I find a lot of tail lights. Like finding change on the sidewalk or a golf ball in the brush, when I find a bike tail light, I don’t try to find the rightful owner either. Mine all mine. What goes around comes around. In the jersey pocket it goes. I think of the lights I find as the come-around for all the lights I or my wife has lost. Reverse karma. I find at least one per year. We lose at least one per year. It’s a Seinfeld breakeven. The cycling universe is in complete harmony.

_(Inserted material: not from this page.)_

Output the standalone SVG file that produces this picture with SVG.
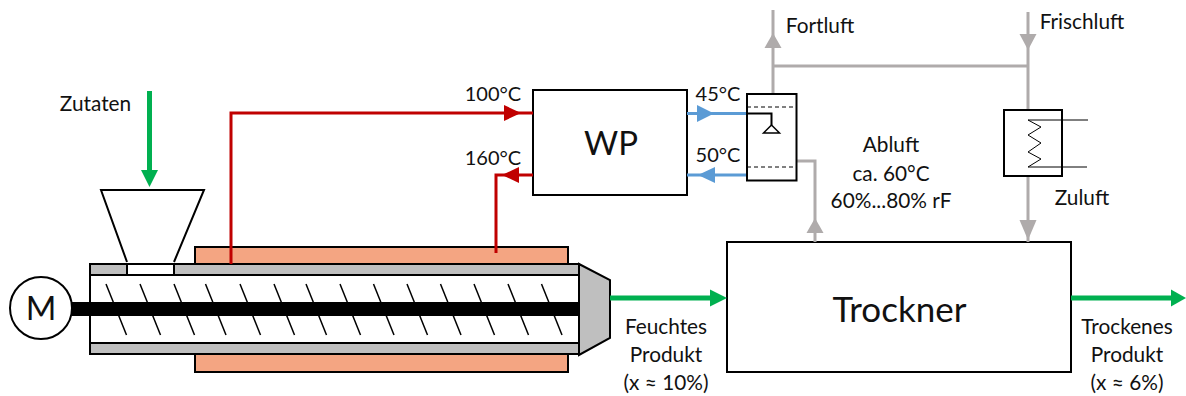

On Saturday, I found a light just off the bike path in Loveland. Nothing great, it didn’t have a logo but it looks like your typical Planet Bike small 4 or 5 LED, two AAA battery clip-on type light. The batteries were still good. Woot! Must’ve been a fresh kill. Of course it was knocked loose when the owner got to close to the LED snatching zombies that hide out near the jarring railroad tracks. It was in the grass. No doubt they never even heard hit the ground. Thank you. It’s mine. Nanny nanny boo boo. I’m sorry, but in the last three weeks my wife has lost the red cover of TWO taillights. Consequently there are two riders out there right now saying, “Cool! I just found a new cover for my broken light!” There’s no way I’m leaving this newly found light on the top of the next post or bench along the path for the “rightful owner to discover.” Before you say Karma will get me, keep in mind Karma indeed is in full effect. In my book, Karma still owes me another taillight, and I’m keeping my eyes out.
To increase my chances of finding MY other light, I’m on full tail light alert. So, be warned. Hold your tail lights close. The five second rule does not apply. If yours hits the ground, there’s a guy like me right behind you waiting to snatch it up. If you’d prefer that I do not become the new owner of the tail light you possess, you can do a few things:
1) Don’t ride at night. Instead stuff your tail light in your sock drawer forever.
2) Unless foggy or riding through a forest fire, don’t put your tail light on your person or seat bag when riding during the day. If cars can’t see you in bright day light, you’re going to get run over anyway.
3) If you must chance a ride at dusk, don’t use the clip-on to affix your light to your seat bag or rear jersey pocket. We have used countless lights with the clip-on feature; none of them are any good. Instead write a check for $14.95 to “Cash” and paper clip it to your jersey and ride around for a few hours.
4) Don’t use a tail light on a mountain bike ride. Still can’t quite figure out why I found a tail light on the trail at East Fork State Park last fall, but thank you very much. It lasted until my wife rolled over some railroad tracks two weeks ago and now it’s in someone elses hands I’m sure.
5) Avoid the tail light eating Zombies that hide out alongside railroad tracks and underpasses in counties where voters turned down the street improvement tax levy.
6) Mechanically fix your light to your bike or person. Or, take it a step further. Grab your light. Go to the “hipster” side of town and have a local piecing artist implant the LED’s on the back of your neck or a few on each butt cheek. Laugh now, but they already sell LED nose rings. It’s just a matter of time.